◆ WORK TO BE COMPLETED
Repeat the material verbatim and drop the pictures.

◆ SUPPLIED MATERIAL
______________________________
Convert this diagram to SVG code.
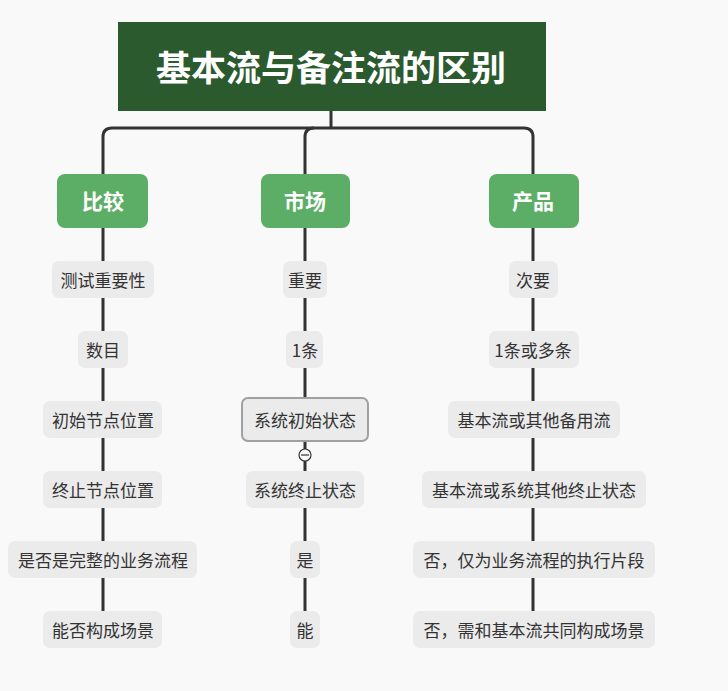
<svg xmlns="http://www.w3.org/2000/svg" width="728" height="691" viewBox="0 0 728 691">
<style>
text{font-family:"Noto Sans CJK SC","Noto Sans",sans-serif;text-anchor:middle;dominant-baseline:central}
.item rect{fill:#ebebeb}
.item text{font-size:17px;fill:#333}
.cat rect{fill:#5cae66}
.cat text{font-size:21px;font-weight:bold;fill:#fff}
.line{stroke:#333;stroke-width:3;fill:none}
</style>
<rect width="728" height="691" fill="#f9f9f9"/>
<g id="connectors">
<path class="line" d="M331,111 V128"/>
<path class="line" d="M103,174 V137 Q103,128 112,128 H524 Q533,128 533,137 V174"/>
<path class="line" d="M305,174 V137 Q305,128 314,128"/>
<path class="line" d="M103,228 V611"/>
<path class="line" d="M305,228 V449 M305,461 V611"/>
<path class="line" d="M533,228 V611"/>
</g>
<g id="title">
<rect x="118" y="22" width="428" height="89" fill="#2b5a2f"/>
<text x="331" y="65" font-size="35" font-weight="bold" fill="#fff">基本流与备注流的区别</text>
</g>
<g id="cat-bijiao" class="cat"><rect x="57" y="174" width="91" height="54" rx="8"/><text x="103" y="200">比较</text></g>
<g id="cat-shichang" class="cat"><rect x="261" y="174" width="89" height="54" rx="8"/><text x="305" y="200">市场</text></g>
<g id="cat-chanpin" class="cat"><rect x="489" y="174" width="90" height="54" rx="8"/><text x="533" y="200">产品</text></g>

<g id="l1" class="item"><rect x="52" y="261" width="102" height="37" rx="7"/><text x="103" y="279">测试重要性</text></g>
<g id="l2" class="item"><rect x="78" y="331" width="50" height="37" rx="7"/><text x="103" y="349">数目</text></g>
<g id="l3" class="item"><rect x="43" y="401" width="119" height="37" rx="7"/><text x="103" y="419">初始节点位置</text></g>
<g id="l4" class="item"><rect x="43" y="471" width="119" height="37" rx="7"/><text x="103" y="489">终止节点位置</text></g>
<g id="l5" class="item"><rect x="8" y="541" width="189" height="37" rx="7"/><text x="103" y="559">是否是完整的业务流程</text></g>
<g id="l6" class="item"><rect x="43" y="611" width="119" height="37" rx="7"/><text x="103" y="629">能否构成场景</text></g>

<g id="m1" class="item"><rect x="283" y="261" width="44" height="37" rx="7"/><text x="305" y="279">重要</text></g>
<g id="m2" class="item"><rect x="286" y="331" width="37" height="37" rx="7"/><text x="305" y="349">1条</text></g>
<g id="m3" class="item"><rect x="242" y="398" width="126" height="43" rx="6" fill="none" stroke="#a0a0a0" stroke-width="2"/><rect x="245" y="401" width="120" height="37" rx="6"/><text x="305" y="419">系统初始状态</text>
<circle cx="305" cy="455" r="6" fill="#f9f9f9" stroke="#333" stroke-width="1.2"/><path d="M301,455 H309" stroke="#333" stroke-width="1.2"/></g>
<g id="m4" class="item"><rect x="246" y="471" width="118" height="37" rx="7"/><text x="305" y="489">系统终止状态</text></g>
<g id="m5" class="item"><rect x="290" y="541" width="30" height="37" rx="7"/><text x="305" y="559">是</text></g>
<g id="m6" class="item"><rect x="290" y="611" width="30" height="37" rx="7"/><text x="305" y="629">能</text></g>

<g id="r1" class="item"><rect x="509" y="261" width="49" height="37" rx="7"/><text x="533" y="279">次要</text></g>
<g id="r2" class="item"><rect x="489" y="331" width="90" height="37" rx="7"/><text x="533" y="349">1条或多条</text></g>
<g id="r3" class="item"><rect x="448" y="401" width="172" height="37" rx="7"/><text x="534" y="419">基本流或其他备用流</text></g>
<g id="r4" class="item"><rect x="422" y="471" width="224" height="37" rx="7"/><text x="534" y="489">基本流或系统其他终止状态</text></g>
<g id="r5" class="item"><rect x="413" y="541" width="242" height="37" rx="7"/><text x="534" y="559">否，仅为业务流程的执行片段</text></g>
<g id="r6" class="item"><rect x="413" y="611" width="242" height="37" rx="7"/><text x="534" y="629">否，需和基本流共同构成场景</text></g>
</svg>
______________________________
◆ TASK OUTPUT
Convert this diagram to SVG code.
<svg xmlns="http://www.w3.org/2000/svg" width="728" height="691" viewBox="0 0 728 691">
<style>
text{font-family:"Noto Sans CJK SC","Noto Sans",sans-serif;text-anchor:middle;dominant-baseline:central}
.item rect{fill:#ebebeb}
.item text{font-size:17px;fill:#333}
.cat rect{fill:#5cae66}
.cat text{font-size:21px;font-weight:bold;fill:#fff}
.line{stroke:#333;stroke-width:3;fill:none}
</style>
<rect width="728" height="691" fill="#f9f9f9"/>
<g id="connectors">
<path class="line" d="M331,111 V128"/>
<path class="line" d="M103,174 V137 Q103,128 112,128 H524 Q533,128 533,137 V174"/>
<path class="line" d="M305,174 V137 Q305,128 314,128"/>
<path class="line" d="M103,228 V611"/>
<path class="line" d="M305,228 V449 M305,461 V611"/>
<path class="line" d="M533,228 V611"/>
</g>
<g id="title">
<rect x="118" y="22" width="428" height="89" fill="#2b5a2f"/>
<text x="331" y="65" font-size="35" font-weight="bold" fill="#fff">基本流与备注流的区别</text>
</g>
<g id="cat-bijiao" class="cat"><rect x="57" y="174" width="91" height="54" rx="8"/><text x="103" y="200">比较</text></g>
<g id="cat-shichang" class="cat"><rect x="261" y="174" width="89" height="54" rx="8"/><text x="305" y="200">市场</text></g>
<g id="cat-chanpin" class="cat"><rect x="489" y="174" width="90" height="54" rx="8"/><text x="533" y="200">产品</text></g>

<g id="l1" class="item"><rect x="52" y="261" width="102" height="37" rx="7"/><text x="103" y="279">测试重要性</text></g>
<g id="l2" class="item"><rect x="78" y="331" width="50" height="37" rx="7"/><text x="103" y="349">数目</text></g>
<g id="l3" class="item"><rect x="43" y="401" width="119" height="37" rx="7"/><text x="103" y="419">初始节点位置</text></g>
<g id="l4" class="item"><rect x="43" y="471" width="119" height="37" rx="7"/><text x="103" y="489">终止节点位置</text></g>
<g id="l5" class="item"><rect x="8" y="541" width="189" height="37" rx="7"/><text x="103" y="559">是否是完整的业务流程</text></g>
<g id="l6" class="item"><rect x="43" y="611" width="119" height="37" rx="7"/><text x="103" y="629">能否构成场景</text></g>

<g id="m1" class="item"><rect x="283" y="261" width="44" height="37" rx="7"/><text x="305" y="279">重要</text></g>
<g id="m2" class="item"><rect x="286" y="331" width="37" height="37" rx="7"/><text x="305" y="349">1条</text></g>
<g id="m3" class="item"><rect x="242" y="398" width="126" height="43" rx="6" fill="none" stroke="#a0a0a0" stroke-width="2"/><rect x="245" y="401" width="120" height="37" rx="6"/><text x="305" y="419">系统初始状态</text>
<circle cx="305" cy="455" r="6" fill="#f9f9f9" stroke="#333" stroke-width="1.2"/><path d="M301,455 H309" stroke="#333" stroke-width="1.2"/></g>
<g id="m4" class="item"><rect x="246" y="471" width="118" height="37" rx="7"/><text x="305" y="489">系统终止状态</text></g>
<g id="m5" class="item"><rect x="290" y="541" width="30" height="37" rx="7"/><text x="305" y="559">是</text></g>
<g id="m6" class="item"><rect x="290" y="611" width="30" height="37" rx="7"/><text x="305" y="629">能</text></g>

<g id="r1" class="item"><rect x="509" y="261" width="49" height="37" rx="7"/><text x="533" y="279">次要</text></g>
<g id="r2" class="item"><rect x="489" y="331" width="90" height="37" rx="7"/><text x="533" y="349">1条或多条</text></g>
<g id="r3" class="item"><rect x="448" y="401" width="172" height="37" rx="7"/><text x="534" y="419">基本流或其他备用流</text></g>
<g id="r4" class="item"><rect x="422" y="471" width="224" height="37" rx="7"/><text x="534" y="489">基本流或系统其他终止状态</text></g>
<g id="r5" class="item"><rect x="413" y="541" width="242" height="37" rx="7"/><text x="534" y="559">否，仅为业务流程的执行片段</text></g>
<g id="r6" class="item"><rect x="413" y="611" width="242" height="37" rx="7"/><text x="534" y="629">否，需和基本流共同构成场景</text></g>
</svg>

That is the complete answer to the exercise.